* _Exercise directions_
Scan the material for the word "chart", and copy each line where it shows up.

============

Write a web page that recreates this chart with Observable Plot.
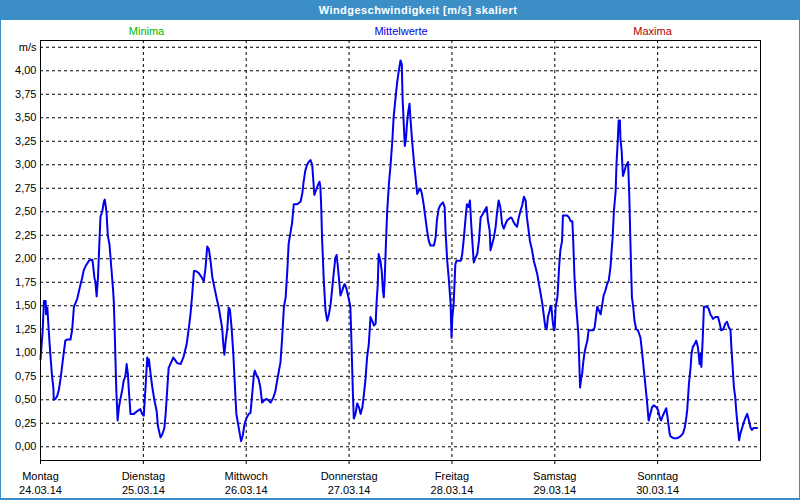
<!DOCTYPE html>
<html>
<head>
<meta charset="utf-8">
<script src="https://cdn.jsdelivr.net/npm/d3@7"></script>
<script src="https://cdn.jsdelivr.net/npm/@observablehq/plot@0.6"></script>
<style>
  html, body { margin: 0; padding: 0; background: #ffffff; }
  #wrap { position: relative; width: 800px; height: 500px; overflow: hidden; background: #ffffff; font-family: "Liberation Sans", Arial, sans-serif; }
  #titlebar { position: absolute; left: 0; top: 0; width: 800px; height: 20px; background: #3c8fc6; color: #ffffff; font-weight: bold; font-size: 11px; line-height: 20px; text-align: center; box-sizing: border-box; padding-left: 36px; letter-spacing: 0.45px; }
  .leg { position: absolute; top: 25px; font-size: 11px; line-height: 13px; transform: translateX(-50%); white-space: nowrap; }
  #border { position: absolute; left: 0; top: 0; width: 800px; height: 500px; box-sizing: border-box; border-left: 1px solid #3c8fc6; border-right: 1px solid #3c8fc6; border-bottom: 2px solid #3c8fc6; pointer-events: none; }
  #chart { position: absolute; left: 0; top: 36px; }
</style>
</head>
<body>
<div id="wrap">
  <div id="titlebar">Windgeschwindigkeit [m/s] skaliert</div>
  <div class="leg" style="left:146.5px;color:#00b800;">Minima</div>
  <div class="leg" style="left:401px;color:#0000e0;">Mittelwerte</div>
  <div class="leg" style="left:652.5px;color:#b00000;">Maxima</div>
  <div id="chart"></div>
  <div id="border"></div>
</div>
<script>
// Hours since Monday 24.03.14 00:00
const hours = [
  0,0.5,0.8,1.2,1.3,1.6,1.9,2.3,2.7,3.0,3.1,3.5,3.9,4.3,4.7,5.1,5.4,5.8,6.2,7.0,7.4,7.8,8.2,8.6,8.9,9.3,9.7,10.1,10.5,10.9,11.3,12.1,12.3,12.6,12.8,13.1,13.4,13.6,13.8,14.0,14.4,14.8,15.0,15.4,15.7,16.1,16.5,16.9,17.1,17.3,17.5,17.7,18.0,18.3,18.7,19.1,19.4,19.8,20.1,20.4,20.6,21.0,21.8,22.6,23.3,23.7,24.1,
  24.5,24.9,25.1,25.3,25.7,26.1,26.6,27.1,27.4,28.0,28.4,28.9,29.2,29.6,29.9,30.3,31.0,31.9,32.7,33.4,34.1,34.6,35.0,35.4,35.8,36.2,36.9,37.5,38.1,38.5,38.9,39.3,39.7,40.1,40.6,41.1,41.6,42.0,42.4,42.6,42.9,43.2,43.6,43.9,44.2,44.6,45.0,45.3,45.7,46.3,46.8,47.2,47.6,
  48.1,48.6,49.0,49.4,49.8,50.0,50.5,50.9,51.3,51.7,52.1,52.7,53.3,53.7,54.3,54.8,55.2,55.6,56.0,56.4,56.8,57.2,57.6,57.9,58.3,58.7,59.1,59.9,60.7,61.1,61.4,61.8,62.2,62.6,63.0,63.4,63.6,63.9,64.3,64.7,65.1,65.3,65.5,65.7,66.1,66.5,66.9,67.3,67.7,68.1,68.4,68.8,69.1,69.4,69.6,70.0,70.4,70.8,71.0,71.4,71.9,
  72.3,72.5,72.7,72.9,73.1,73.5,73.9,74.3,74.7,75.1,75.4,75.8,76.2,76.6,77.0,77.4,77.8,78.2,78.4,78.7,78.9,79.3,79.6,79.9,80.1,80.3,80.6,80.9,81.3,81.7,82.1,82.4,82.8,83.2,83.6,84.0,84.3,84.5,84.8,85.0,85.3,85.5,85.8,86.1,86.3,86.7,87.1,87.5,87.9,88.3,88.7,89.0,89.4,89.8,90.2,90.6,91.0,91.8,92.2,92.5,92.9,93.3,93.9,94.3,94.5,94.9,95.3,95.7,95.9,96.1,
  96.4,96.8,97.1,98.1,98.4,98.8,99.2,99.5,99.9,100.2,100.5,100.7,101.1,101.5,101.9,102.3,102.7,103.0,103.6,104.1,104.4,104.8,105.0,105.4,105.8,106.2,106.5,106.9,107.3,107.7,108.1,108.5,108.9,109.7,110.0,110.4,110.8,111.2,111.6,112.0,112.4,112.8,113.2,113.5,113.9,114.2,
  114.7,115.1,115.5,115.9,116.3,116.7,117.1,117.4,117.8,118.1,118.4,118.8,119.0,119.2,119.5,119.8,120.0,120.2,120.6,120.8,121.0,121.3,121.7,121.9,122.1,122.9,123.3,123.7,124.1,124.3,124.6,124.9,125.2,125.5,125.7,125.9,126.2,126.4,126.6,126.9,127.2,127.6,127.9,128.5,129.0,129.3,129.6,129.9,130.3,130.7,131.1,131.4,131.8,132.2,132.6,133.0,133.2,133.5,133.8,134.2,134.4,134.7,134.9,135.2,135.3,135.6,135.9,136.3,136.6,136.9,137.1,137.4,137.6,137.8,138.0,138.3,138.6,139.0,139.4,140.0,140.4,140.8,141.2,141.5,141.9,142.3,142.7,143.1,143.7,
  144.1,144.5,144.8,145.2,145.6,146.0,146.2,146.4,146.8,147.0,147.8,148.5,149.3,149.9,150.3,150.6,150.9,151.1,151.3,151.7,151.9,152.2,152.6,153.0,153.4,153.8,154.0,154.2,154.5,154.8,155.2,155.5,155.9,156.3,156.7,156.9,157.5,158.1,158.5,158.8,159.3,159.8,160.2,160.6,161.0,161.2,161.5,161.8,162.1,162.4,162.7,163.0,163.3,163.7,164.1,164.5,164.9,165.3,165.7,166.0,166.4,167.2
];
// Wind speed in m/s
const speeds = [
  0.93,1.23,1.55,1.55,1.41,1.48,1.25,0.98,0.75,0.63,0.50,0.51,0.54,0.61,0.73,0.88,0.99,1.13,1.14,1.14,1.25,1.49,1.53,1.58,1.64,1.72,1.79,1.88,1.92,1.95,1.98,1.99,1.92,1.79,1.76,1.60,1.79,2.01,2.24,2.45,2.50,2.61,2.63,2.50,2.25,2.15,1.92,1.69,1.55,1.25,0.91,0.59,0.28,0.42,0.52,0.61,0.70,0.75,0.88,0.77,0.61,0.35,0.35,0.38,0.40,0.35,0.33,
  0.63,0.95,0.86,0.93,0.77,0.63,0.49,0.38,0.22,0.10,0.13,0.20,0.35,0.63,0.84,0.88,0.95,0.89,0.88,0.96,1.09,1.26,1.41,1.62,1.87,1.87,1.85,1.81,1.76,1.90,2.13,2.10,1.97,1.80,1.69,1.58,1.48,1.37,1.26,1.12,0.98,1.12,1.26,1.48,1.46,1.26,0.98,0.70,0.35,0.19,0.06,0.12,0.24,
  0.31,0.35,0.36,0.56,0.77,0.81,0.75,0.72,0.63,0.47,0.49,0.51,0.49,0.47,0.52,0.59,0.70,0.80,0.90,1.17,1.49,1.59,1.88,2.16,2.27,2.38,2.58,2.58,2.61,2.70,2.82,2.94,3.00,3.03,3.05,3.00,2.87,2.68,2.73,2.78,2.82,2.77,2.55,2.22,1.77,1.45,1.34,1.41,1.52,1.70,1.84,2.01,2.04,1.91,1.81,1.61,1.66,1.72,1.73,1.68,1.58,
  1.49,1.20,0.88,0.56,0.30,0.35,0.46,0.42,0.35,0.42,0.53,0.70,0.95,1.09,1.38,1.34,1.29,1.31,1.52,1.73,2.05,1.98,1.88,1.66,1.59,1.77,2.16,2.51,2.80,3.01,3.26,3.51,3.69,3.87,4.00,4.11,4.07,3.69,3.40,3.20,3.29,3.43,3.56,3.65,3.51,3.26,3.05,2.87,2.69,2.73,2.74,2.69,2.58,2.44,2.30,2.19,2.14,2.14,2.23,2.41,2.53,2.57,2.60,2.55,2.30,1.98,1.77,1.52,1.16,1.38,
  1.52,1.94,1.98,1.98,2.05,2.23,2.44,2.58,2.55,2.62,2.37,2.23,1.96,2.01,2.05,2.19,2.44,2.46,2.51,2.55,2.41,2.30,2.09,2.16,2.23,2.34,2.48,2.62,2.55,2.37,2.32,2.37,2.41,2.44,2.43,2.39,2.36,2.34,2.44,2.51,2.57,2.66,2.62,2.44,2.30,2.19,
  2.09,1.98,1.91,1.84,1.73,1.63,1.52,1.41,1.27,1.25,1.38,1.45,1.50,1.49,1.34,1.24,1.27,1.49,1.59,1.73,1.91,2.09,2.19,2.46,2.46,2.46,2.44,2.40,2.40,2.19,1.80,1.56,1.38,1.20,0.92,0.63,0.74,0.78,0.88,0.99,1.06,1.13,1.24,1.24,1.24,1.27,1.38,1.49,1.45,1.41,1.52,1.61,1.66,1.73,1.77,1.91,2.05,2.23,2.51,2.72,3.01,3.26,3.47,3.47,3.29,3.15,2.88,2.94,2.99,3.01,3.03,2.65,2.26,1.91,1.59,1.49,1.34,1.25,1.24,1.16,0.99,0.81,0.63,0.49,0.28,0.35,0.42,0.44,0.42,
  0.39,0.31,0.28,0.33,0.37,0.41,0.35,0.28,0.14,0.11,0.09,0.09,0.11,0.14,0.20,0.28,0.39,0.53,0.67,0.85,0.99,1.06,1.09,1.13,1.06,0.88,0.99,0.85,1.13,1.49,1.49,1.49,1.47,1.41,1.38,1.36,1.38,1.38,1.31,1.24,1.25,1.31,1.33,1.27,1.24,1.06,0.85,0.63,0.53,0.35,0.21,0.07,0.14,0.20,0.26,0.31,0.35,0.28,0.20,0.18,0.20,0.20
];
// Axis ticks and labels
const dayTicks = [0, 24, 48, 72, 96, 120, 144];
const dayNames = ["Montag", "Dienstag", "Mittwoch", "Donnerstag", "Freitag", "Samstag", "Sonntag"];
const dayDates = ["24.03.14", "25.03.14", "26.03.14", "27.03.14", "28.03.14", "29.03.14", "30.03.14"];
const yTicks = [0, 0.25, 0.5, 0.75, 1, 1.25, 1.5, 1.75, 2, 2.25, 2.5, 2.75, 3, 3.25, 3.5, 3.75, 4];
const unitTick = 4.25;
const unitLabel = "m/s";

const data = hours.map((h, i) => ({h, v: speeds[i]}));
const gridY = yTicks.concat([unitTick]);
const fmt = v => v === unitTick ? unitLabel : v.toFixed(2).replace(".", ",");

const chart = Plot.plot({
  width: 800,
  height: 464,
  marginLeft: 40,
  marginRight: 40,
  marginTop: 4,
  marginBottom: 40,
  style: {fontFamily: "'Liberation Sans', Arial, sans-serif", fontSize: "11px", color: "#000", background: "transparent", overflow: "visible"},
  x: {type: "linear", domain: [0, 168]},
  y: {domain: [-0.146, 4.322]},
  marks: [
    Plot.ruleY(gridY, {stroke: "#000", strokeWidth: 1, strokeDasharray: "3,3"}),
    Plot.ruleX(dayTicks.slice(1), {stroke: "#000", strokeWidth: 1, strokeDasharray: "3,3"}),
    Plot.line(data, {x: "h", y: "v", stroke: "#0000ee", strokeWidth: 2}),
    Plot.frame({stroke: "#000", strokeWidth: 1}),
    Plot.axisY(gridY, {tickSize: 0, tickPadding: 4, tickFormat: fmt, label: null, fill: "#000"}),
    Plot.axisX(dayTicks, {tickSize: 4, tickPadding: 5, lineHeight: 1.3, label: null, fill: "#000", stroke: "#000",
      tickFormat: d => dayNames[d / 24] + "\n" + dayDates[d / 24]})
  ]
});
document.getElementById("chart").appendChild(chart);
</script>
</body>
</html>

============

* _Full output_
Write a web page that recreates this chart with Observable Plot.
  #chart { position: absolute; left: 0; top: 36px; }
  <div id="chart"></div>
const chart = Plot.plot({
document.getElementById("chart").appendChild(chart);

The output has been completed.